Writer-director Adam Leon’s feature debut, “Gimme the Loot,” which takes place in the Bronx over two hot summer days, is just such a film. It had good buzz at Cannes last year, and it’s been making the festival circuit to rightful acclaim. From the sound of it, it might be mistaken for yet another micro-budget gabfest about self-absorbed teenagers.

Sofia (Tashiana Washington) and Malcolm (Ty Hickson) are bickering buddies and fellow graffiti guerrillas. They want to one-up a rival gang of taggers by decorating (or defacing, depending on your point of view) the giant Home Run Apple that pops up at the New York MetsCiti Field whenever the home team knocks one out.
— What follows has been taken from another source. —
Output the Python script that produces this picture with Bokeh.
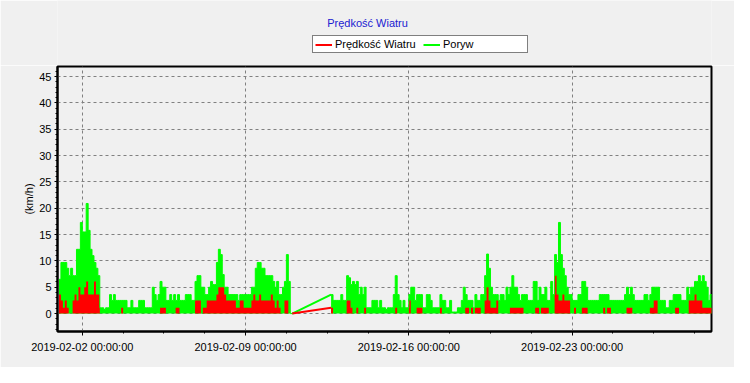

To do this, they need to scrounge $500 to bribe their way inside the stadium (hence the film’s title).

It soon becomes clear that their quest for cash, which takes the form of cadging money at illicit bodegas and selling marijuana, is getting them nowhere fast. It’s also clear that, for Leon, it’s the quest and not the payoff that matters. Sofia and Malcolm are avid but hopelessly inept con artists.

The movie is not about scoring and tagging; it’s about the romantic connection between Sofia and Malcolm. It’s a character movie, not a caper movie. The duo’s connection is romantic without being carnal. Although it’s obvious that Malcolm is enamored of Sofia, he can’t quite let on to her (or himself) about it. The attraction on his part is obvious: Sofia is pretty and sharp and sassy. He, on the other hand, is so gangly and cooled-out that their collusion seems almost contrapuntal. She’s staccato; he’s legato.